Foto einer Installation, die halbversunkene graue Männer mit Aktentaschen zeigt von I
Installation von Isaac Cordal. Frei interpretiert: Kölns Stadtverwalter im selbstgeschaffenen Archivsumpf – ratlos.

Durch den Einsturz des HAStK wurden nicht nur städtische Akten vernichtet oder beschädigt. Es wurden auch Vor- und Nachlässe sowie Sammlungen von Privatpersonen und Vereinigungen zerstört bzw. schwer in Mitleidenschaft gezogen. Diese nicht-amtlichen Überlieferungen – Schriftstücke, Urkunden, Pläne, Plakate, Flugblätter, Fotografien, Tondokumente etc. – waren immer schon mehr als nur eine bloße Ergänzung der amtlichen Archivbestände.
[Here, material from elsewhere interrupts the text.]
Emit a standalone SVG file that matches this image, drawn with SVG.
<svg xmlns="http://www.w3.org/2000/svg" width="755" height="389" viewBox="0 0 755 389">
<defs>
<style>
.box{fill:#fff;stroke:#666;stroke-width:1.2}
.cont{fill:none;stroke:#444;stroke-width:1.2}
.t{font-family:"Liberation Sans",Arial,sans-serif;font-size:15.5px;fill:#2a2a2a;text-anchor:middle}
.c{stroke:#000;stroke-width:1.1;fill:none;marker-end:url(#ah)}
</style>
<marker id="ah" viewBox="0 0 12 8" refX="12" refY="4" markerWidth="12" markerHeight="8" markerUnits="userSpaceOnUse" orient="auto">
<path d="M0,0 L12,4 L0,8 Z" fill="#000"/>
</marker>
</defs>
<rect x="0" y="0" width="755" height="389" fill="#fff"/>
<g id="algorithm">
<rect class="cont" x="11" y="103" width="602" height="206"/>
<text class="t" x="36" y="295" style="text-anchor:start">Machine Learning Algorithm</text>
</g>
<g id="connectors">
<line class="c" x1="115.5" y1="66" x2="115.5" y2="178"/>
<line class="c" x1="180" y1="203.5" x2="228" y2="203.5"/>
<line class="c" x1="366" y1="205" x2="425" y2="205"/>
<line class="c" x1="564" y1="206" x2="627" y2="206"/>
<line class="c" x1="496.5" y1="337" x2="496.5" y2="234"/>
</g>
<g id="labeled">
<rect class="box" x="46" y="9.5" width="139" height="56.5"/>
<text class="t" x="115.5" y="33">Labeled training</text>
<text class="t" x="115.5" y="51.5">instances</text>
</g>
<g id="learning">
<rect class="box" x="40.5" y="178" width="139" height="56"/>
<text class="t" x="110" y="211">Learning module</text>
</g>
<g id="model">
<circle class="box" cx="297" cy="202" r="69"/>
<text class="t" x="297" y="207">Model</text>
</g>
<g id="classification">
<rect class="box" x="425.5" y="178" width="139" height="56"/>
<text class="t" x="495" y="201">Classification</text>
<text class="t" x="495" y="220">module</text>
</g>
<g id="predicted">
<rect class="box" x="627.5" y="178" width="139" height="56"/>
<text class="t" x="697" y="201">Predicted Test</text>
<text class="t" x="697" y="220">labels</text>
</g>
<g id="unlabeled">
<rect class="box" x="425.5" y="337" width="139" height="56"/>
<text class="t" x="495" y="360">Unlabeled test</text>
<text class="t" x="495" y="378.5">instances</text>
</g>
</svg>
Erst durch eine Gesamtschau von amtlichen und nicht-amtlichen Überlieferungen wird gewährleistet, dass durch die Forschung ein multiperspektivischer Blick auf die Geschichte der Stadtgesellschaft mit all ihren Konflikten und Kontroversen gerichtet werden kann. Weil die Stadt Köln nach dem Einsturz ihres Archivs nur selten den Eindruck vermittelt hat, dass sie sich ihren Vor- und Nachlassgebern und Depositaren besonders verpflichtet fühlt, haben sich Vor- und Nachlassgeber des HAStK am 2. Juli 2012 zu einer Interessengemeinschaft zusammengeschlossen. Ich habe deren Arbeit bis ins Jahr 2016 begleitet und zusammen mit Oliver König und Christiane Haerlin strukturiert.
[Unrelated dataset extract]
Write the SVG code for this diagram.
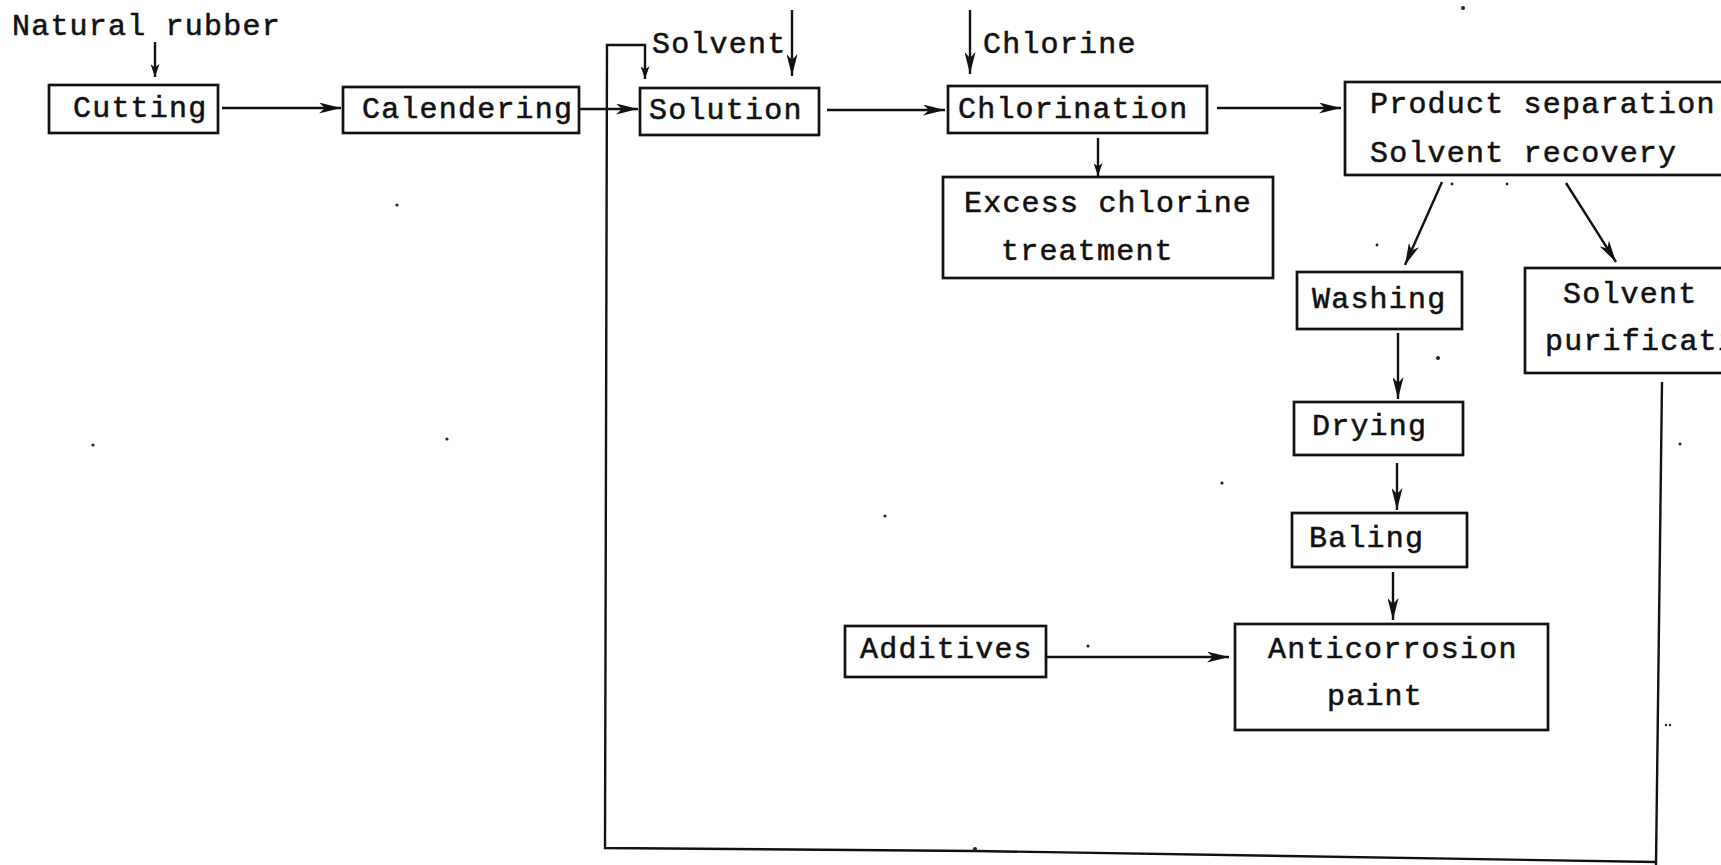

In den Zusammenhang gehört noch ein weiteres Dokument. Die Interessengemeinschaft hatte eine Informationsveranstaltung der Stadt am 22.10.2012 dazu genutzt, dem OB, dem Kulturdezernenten und der Archivleitung zwölf Fragen zu übergeben, die im Kreis der Interessengemeinschaft aufgekommen waren. Einen Monat später erhielt sie ein Antwortschreiben des damaligen Kulturdezernenten Georg Quander. Fragen, Antworten und eigene Kommentierungen für die IG finden sich unter: Fragen und Antworten Nachlassgeber.

Verantwortung für das Desaster hat in den Jahren seit dem Einsturz niemand seitens der Kölner Politik und Verwaltung übernommen. Das Verhältnis der Archivleitung gegenüber der Öffentlichkeit sowie den Vor- und Nachlassgebern kann allenfalls als ein taktisches, nicht jedoch als ein kooperatives beschrieben werden. Andreas Rossmann spricht in der FAZ vom 3.3.2017 unter Berufung auf ungenannte Mitarbeiterinnen und Mitarbeiter von einem „angstgesteuerten Führungsstil“ der Direktorin des Archivs und einem „hohen Personal- und Ressourcenverschleiß“. „Viele Kollegen, die schon vor dem Einsturz im Archiv arbeiteten, seien vergrault worden.“

Meine eigenen Bemühungen, mich für die Weiterentwicklung des HAStK einzusetzen, habe ich 2016 eingestellt. Fragen, die in den ersten Jahren nach dem Einsturz von mir aufgeworfen wurden, blieben weitestgehend unbeantwortet. Mit der juristischen „Bewältigung“ der Katastrophe sind heute Heerscharen von Anwälten beschäftigt. Es geht um eine Schadenssumme in Höhe von mehr als einer Milliarde Euro. Die hausgemachte Katastrophe fand sogar Eingang ins internationale Kulturschaffen. Die Literaturnobelpreisträgerin Elfriede Jelinek nahm den Einsturz des HAStK als Vorlage für ein bitterböses Stück über blinden Technikglauben, Profitgier, Hybris und Vertuschung: „Das Werk. Im Bus. Ein Sturz“ wurde 2010 von Karin Baier für das Kölner Schauspielhaus inszeniert.

Am 3. März 2019 jährte sich der Archiveinsturz zum zehnten Mal. Aus der Vielzahl der Veröffentlichungen zum Thema ragten zwei heraus. In der FAZ vom 1.3.2019 veröffentlichte Oliver König, Sohn von René König und dessen Nachlass-Verwalter, den Beitrag „Die Verantwortung bleibt verschüttet“.

Ehemalige Mitarbeiterinnen und Mitarbeiter des Stadtarchivs wandten sich zudem in einem Offenen Brief an die Oberbürgermeisterin. Sie schildern darin en détail das Führungsversagen der Archivleitung und einen Arbeitsalltag im Archiv, der von Intrigen, Intransparenz und Mobbing bestimmt wird.